Esta situación nos conduciría a un estado de tensión social porque no sería tolerable que una parte importante de la población no tuviera cubiertas sus necesidades más básicas pero, y si efectivamente no hubiera dinero para cubrirlas, ¿qué hacemos?. Seguramente que lo que cualquier Estado haría sería recurrir a la única fuente de ingresos que parece no agotarse nunca: los impuestos. En este caso, recurrir a los ingresos de unos para hacer que otros puedan cubrir sus necesidades tampoco parece lo más justo, porque entonces estaríamos dando por sentada la injusticia a que antes aludíamos. La imprevisión de los ciudadanos de hoy sería el castigo, vía impositiva, de los trabajadores del mañana.
La sociedad actual debe ser plenamente consciente de la insostenibilidad del modelo actual. Si aun siéndolo no pone remedio, (dentro de las posibilidades de cada uno, obviamente) estaremos asumiendo una injusticia a futuro: cuando esta sociedad alcance la edad de jubilación y no haya fondos, serán los trabajadores de aquel momento quienes deban asumir el sobrecoste. ¿No sería igualmente injusto que, ante una evidencia preclara de lo que habrá que asumir a futuro, no se adopten medidas para poner remedio hoy?.
El problema es bastante más serio. Nuestro sistema de pensiones es de reparto y no de capitalización, por lo que las variaciones que sufra el mercado laboral son fundamentales para saber si con las cotizaciones de determinado momento se podrán abonar las prestaciones a los jubilados. La evolución del mercado laboral es una variable que desconocemos a futuro y sobre la que no podemos realizar más que conjeturas, pero la evolución de la nuestra pirámide poblacional es mucho más que una proyección, es una certeza inexorable ante la que cerrar los ojos es el mayor de los suicidios.
Un sistema de capitalización personal acabaría con muchos de estos problemas, porque la hucha que año a año fuera constituyendo cada trabajador sería la garantía de que el sistema y su sostenibilidad no dependieran en exclusiva del ciclo económico que atraviese el país.

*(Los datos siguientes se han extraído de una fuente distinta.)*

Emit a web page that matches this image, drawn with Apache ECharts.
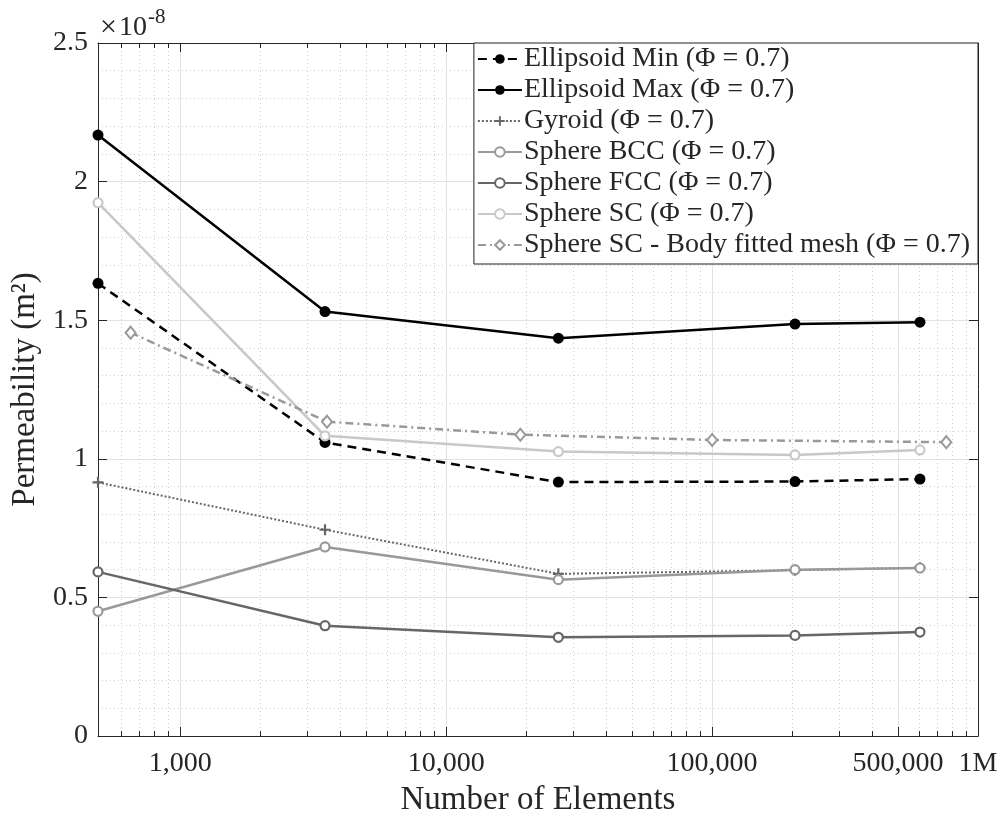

Pero, ¿cómo se transforma un sistema de reparto en uno de capitalización? O, dicho de otro modo, ¿quién le pone el cascabel al gato?. Porque lo que es evidente es que un cambio de modelo como ése sería a todas luces injusto para una o varias generaciones, que tendrían que compatibilizar sus aportaciones para que el sistema actual siga su curso (y por tanto los jubilados actuales sigan cobrando) con el ahorro finalista destinado a percibir cuando alcancen su propia jubilación.
La cuestión es, por tanto, muy compleja, algo que no hace sino poner de manifiesto que el problema está ahí, que no podemos cerrar los ojos ante una realidad que acabará llegando sí o sí. Así pues, podemos compartirlo o no pero quizá no esté tan lejos el día que, como planteábamos al inicio, nos obliguen a ahorrar para la jubilación. Lo que no se puede poner en duda es que el ahorro se antoja un elemento central en la sostenibilidad del sistema por lo que a día de hoy sería deseable es un esfuerzo por parte de la Administración en dos sentidos. De un lado, en la labor de concienciación social para abrir los ojos de los ciudadanos ante un problema al que nadie debe ser ajeno, y, de otro, en la incentivación de las decisiones de ahorro a largo plazo.